Instructions to follow
Copy exactly the lines of the records below, and only those lines, beginning with the line that contains "Give me the matplotlib source for this chart." and ending with the line that contains "from matplotlib.lines import Line2D".

*** Source records ***

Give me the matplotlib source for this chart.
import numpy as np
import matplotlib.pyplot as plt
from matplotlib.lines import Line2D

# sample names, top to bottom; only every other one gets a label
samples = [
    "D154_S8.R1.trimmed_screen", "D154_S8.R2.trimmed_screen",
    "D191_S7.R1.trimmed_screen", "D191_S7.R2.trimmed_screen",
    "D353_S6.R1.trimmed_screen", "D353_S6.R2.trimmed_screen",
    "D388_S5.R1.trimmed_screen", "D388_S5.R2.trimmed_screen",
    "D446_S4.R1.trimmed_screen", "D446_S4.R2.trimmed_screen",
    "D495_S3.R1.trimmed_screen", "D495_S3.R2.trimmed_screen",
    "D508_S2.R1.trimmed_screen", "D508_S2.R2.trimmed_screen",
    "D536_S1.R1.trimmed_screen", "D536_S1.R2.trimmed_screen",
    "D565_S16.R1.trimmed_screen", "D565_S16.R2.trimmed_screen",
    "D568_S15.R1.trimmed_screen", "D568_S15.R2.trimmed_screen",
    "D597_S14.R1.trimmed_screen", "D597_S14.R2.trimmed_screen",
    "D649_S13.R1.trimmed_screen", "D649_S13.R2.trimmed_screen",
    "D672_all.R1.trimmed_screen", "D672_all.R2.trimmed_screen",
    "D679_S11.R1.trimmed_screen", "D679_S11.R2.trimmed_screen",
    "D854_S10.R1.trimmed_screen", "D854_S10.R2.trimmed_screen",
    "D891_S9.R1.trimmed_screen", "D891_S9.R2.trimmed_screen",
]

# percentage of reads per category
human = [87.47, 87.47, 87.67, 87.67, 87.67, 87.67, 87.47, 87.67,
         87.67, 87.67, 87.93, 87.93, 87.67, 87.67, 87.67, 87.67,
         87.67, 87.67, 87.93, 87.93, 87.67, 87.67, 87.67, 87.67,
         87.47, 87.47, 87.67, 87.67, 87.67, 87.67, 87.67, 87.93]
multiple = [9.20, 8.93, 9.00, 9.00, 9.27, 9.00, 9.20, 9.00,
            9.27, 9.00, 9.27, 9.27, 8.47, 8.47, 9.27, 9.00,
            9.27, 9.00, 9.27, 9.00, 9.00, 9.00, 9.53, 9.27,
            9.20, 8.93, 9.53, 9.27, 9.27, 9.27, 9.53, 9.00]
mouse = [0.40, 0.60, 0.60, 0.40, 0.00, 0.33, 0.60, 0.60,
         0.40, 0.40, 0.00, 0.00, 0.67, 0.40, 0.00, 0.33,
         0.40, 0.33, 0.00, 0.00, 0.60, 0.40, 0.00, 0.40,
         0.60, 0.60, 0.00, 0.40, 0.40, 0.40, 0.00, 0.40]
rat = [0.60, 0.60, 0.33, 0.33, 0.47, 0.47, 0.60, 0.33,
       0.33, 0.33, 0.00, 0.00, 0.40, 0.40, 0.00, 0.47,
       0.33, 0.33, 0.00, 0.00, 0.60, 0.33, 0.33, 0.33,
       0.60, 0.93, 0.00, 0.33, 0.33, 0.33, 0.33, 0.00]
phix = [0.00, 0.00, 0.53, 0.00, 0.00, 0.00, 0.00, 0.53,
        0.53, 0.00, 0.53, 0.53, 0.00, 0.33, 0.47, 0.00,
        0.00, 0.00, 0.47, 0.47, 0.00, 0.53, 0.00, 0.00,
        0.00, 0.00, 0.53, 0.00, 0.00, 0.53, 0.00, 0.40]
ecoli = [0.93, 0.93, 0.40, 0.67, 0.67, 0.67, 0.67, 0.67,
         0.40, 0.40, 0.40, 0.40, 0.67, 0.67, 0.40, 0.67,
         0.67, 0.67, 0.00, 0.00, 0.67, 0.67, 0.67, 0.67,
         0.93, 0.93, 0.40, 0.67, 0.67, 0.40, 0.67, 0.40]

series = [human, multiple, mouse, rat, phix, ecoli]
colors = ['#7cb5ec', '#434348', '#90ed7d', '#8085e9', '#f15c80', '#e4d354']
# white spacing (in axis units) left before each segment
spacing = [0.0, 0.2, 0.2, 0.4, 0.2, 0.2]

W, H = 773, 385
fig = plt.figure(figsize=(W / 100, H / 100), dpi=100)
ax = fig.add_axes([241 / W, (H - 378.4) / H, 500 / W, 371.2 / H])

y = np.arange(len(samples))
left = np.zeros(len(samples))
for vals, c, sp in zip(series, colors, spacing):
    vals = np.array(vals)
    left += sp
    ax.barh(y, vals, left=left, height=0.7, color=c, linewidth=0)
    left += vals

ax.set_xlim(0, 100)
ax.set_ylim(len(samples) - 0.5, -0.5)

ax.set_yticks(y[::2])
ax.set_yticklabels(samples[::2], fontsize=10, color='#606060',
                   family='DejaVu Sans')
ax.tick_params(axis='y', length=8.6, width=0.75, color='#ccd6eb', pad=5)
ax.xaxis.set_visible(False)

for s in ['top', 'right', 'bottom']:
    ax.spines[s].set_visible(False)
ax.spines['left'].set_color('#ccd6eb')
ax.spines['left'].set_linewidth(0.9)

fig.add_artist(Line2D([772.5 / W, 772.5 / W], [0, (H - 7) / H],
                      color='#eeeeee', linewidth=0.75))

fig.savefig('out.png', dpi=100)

***
*** Source records ***

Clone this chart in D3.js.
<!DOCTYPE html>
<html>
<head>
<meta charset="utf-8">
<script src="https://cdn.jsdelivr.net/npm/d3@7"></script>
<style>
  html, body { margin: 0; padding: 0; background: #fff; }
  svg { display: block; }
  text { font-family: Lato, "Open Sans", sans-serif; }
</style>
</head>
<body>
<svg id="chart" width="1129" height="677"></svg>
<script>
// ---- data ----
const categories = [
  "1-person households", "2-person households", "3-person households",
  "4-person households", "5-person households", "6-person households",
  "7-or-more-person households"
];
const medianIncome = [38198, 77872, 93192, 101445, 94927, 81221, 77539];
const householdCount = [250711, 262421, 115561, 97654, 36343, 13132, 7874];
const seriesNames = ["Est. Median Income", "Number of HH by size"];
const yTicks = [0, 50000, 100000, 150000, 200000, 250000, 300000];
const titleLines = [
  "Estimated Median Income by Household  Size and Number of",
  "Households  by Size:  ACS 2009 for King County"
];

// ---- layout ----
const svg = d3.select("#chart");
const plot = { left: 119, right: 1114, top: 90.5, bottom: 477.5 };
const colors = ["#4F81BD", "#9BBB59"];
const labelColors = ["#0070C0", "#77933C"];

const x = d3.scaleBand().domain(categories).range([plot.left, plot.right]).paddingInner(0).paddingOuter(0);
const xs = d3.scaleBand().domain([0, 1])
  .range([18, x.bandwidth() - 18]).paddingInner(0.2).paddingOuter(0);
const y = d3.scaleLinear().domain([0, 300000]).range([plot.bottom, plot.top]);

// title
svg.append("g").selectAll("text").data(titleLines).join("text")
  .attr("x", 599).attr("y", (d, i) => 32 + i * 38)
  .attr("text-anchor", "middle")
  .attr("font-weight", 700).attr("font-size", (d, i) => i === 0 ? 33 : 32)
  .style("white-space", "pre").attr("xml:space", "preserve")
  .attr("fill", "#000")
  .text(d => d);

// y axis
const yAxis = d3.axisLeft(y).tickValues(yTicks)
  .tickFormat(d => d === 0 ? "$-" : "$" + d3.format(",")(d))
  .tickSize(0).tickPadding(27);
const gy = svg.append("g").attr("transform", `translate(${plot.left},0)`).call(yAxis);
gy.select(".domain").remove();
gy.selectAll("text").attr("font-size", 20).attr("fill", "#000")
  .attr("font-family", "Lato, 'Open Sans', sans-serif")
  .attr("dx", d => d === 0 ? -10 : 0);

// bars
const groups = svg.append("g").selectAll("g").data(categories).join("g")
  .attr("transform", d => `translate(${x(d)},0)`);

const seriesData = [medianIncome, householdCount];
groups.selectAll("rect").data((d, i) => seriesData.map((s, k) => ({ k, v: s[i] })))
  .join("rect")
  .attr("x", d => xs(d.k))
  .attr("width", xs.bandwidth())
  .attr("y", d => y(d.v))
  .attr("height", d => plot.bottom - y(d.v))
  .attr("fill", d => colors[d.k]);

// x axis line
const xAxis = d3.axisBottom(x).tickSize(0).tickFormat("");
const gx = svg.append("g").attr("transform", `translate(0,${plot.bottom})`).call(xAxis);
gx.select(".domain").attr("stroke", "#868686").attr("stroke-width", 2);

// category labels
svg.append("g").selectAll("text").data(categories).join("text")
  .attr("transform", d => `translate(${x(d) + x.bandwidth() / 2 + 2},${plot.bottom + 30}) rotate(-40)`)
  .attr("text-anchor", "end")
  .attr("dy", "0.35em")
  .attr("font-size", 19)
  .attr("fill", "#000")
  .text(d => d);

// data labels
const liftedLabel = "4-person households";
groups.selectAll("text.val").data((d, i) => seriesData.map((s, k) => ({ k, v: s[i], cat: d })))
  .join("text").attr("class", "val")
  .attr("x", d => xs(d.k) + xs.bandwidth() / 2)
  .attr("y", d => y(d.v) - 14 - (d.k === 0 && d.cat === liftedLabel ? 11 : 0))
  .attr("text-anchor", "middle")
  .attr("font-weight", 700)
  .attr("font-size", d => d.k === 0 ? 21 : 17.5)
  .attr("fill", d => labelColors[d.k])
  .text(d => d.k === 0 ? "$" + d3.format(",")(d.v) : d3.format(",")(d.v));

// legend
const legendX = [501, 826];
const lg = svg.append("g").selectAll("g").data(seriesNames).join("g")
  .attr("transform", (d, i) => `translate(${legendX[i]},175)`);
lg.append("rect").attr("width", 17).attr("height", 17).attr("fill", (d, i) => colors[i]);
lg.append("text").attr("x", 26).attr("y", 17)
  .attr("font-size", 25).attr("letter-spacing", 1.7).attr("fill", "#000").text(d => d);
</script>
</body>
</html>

***
*** Source records ***

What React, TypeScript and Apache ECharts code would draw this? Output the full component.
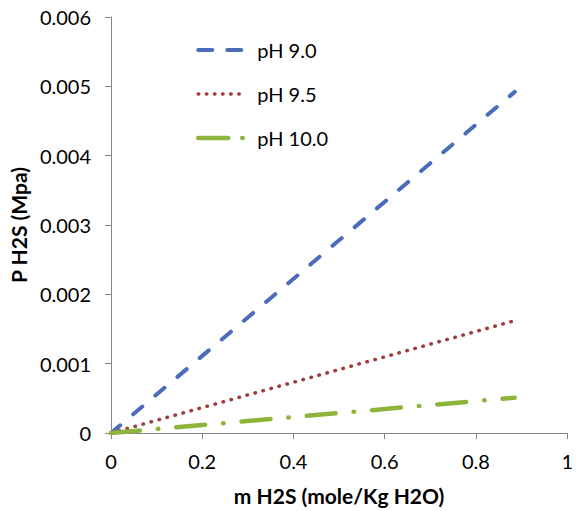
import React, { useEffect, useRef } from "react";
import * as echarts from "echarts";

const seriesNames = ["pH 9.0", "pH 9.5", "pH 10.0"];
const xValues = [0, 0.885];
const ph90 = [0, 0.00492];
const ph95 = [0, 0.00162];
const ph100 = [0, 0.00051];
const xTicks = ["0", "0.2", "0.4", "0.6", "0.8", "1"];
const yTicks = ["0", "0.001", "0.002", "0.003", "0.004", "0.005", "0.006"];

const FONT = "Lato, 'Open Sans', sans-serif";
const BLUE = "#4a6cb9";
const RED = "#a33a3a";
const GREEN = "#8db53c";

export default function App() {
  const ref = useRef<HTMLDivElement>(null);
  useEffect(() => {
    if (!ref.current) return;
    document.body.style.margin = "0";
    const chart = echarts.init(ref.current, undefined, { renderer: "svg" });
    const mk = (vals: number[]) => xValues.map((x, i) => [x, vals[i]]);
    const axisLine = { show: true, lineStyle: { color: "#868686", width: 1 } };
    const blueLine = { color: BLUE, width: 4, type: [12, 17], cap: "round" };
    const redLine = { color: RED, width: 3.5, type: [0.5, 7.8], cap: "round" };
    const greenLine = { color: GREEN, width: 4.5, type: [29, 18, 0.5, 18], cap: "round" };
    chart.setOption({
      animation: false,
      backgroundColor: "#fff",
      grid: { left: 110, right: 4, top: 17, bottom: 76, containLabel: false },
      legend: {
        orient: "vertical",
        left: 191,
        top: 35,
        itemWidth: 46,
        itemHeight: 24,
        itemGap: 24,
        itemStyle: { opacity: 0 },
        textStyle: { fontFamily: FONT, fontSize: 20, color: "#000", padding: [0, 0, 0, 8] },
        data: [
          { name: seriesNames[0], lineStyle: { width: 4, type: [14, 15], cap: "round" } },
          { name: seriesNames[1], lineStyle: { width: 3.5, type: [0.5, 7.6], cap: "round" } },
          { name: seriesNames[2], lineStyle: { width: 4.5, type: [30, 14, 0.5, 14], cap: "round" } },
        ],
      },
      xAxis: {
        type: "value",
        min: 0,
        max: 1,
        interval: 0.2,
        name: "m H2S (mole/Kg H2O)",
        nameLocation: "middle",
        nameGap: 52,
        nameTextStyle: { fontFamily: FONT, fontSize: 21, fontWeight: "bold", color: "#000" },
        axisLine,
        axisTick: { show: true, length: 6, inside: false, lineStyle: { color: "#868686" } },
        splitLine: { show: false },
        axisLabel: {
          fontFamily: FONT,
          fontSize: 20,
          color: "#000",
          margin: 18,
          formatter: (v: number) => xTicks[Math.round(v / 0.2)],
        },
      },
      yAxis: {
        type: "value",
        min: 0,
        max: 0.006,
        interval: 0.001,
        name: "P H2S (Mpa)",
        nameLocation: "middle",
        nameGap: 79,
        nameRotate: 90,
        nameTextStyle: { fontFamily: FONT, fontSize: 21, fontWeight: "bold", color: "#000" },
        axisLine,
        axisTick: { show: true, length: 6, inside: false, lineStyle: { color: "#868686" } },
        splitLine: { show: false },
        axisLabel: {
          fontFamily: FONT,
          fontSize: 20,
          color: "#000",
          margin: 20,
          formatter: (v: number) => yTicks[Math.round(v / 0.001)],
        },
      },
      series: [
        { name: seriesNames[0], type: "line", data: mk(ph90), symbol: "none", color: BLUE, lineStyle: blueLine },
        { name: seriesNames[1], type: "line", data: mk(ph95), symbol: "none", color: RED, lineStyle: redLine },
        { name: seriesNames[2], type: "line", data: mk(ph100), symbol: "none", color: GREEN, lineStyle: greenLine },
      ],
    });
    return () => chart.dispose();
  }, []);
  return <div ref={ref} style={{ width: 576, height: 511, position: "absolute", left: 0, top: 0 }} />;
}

***

Result
Give me the matplotlib source for this chart.
import numpy as np
import matplotlib.pyplot as plt
from matplotlib.lines import Line2D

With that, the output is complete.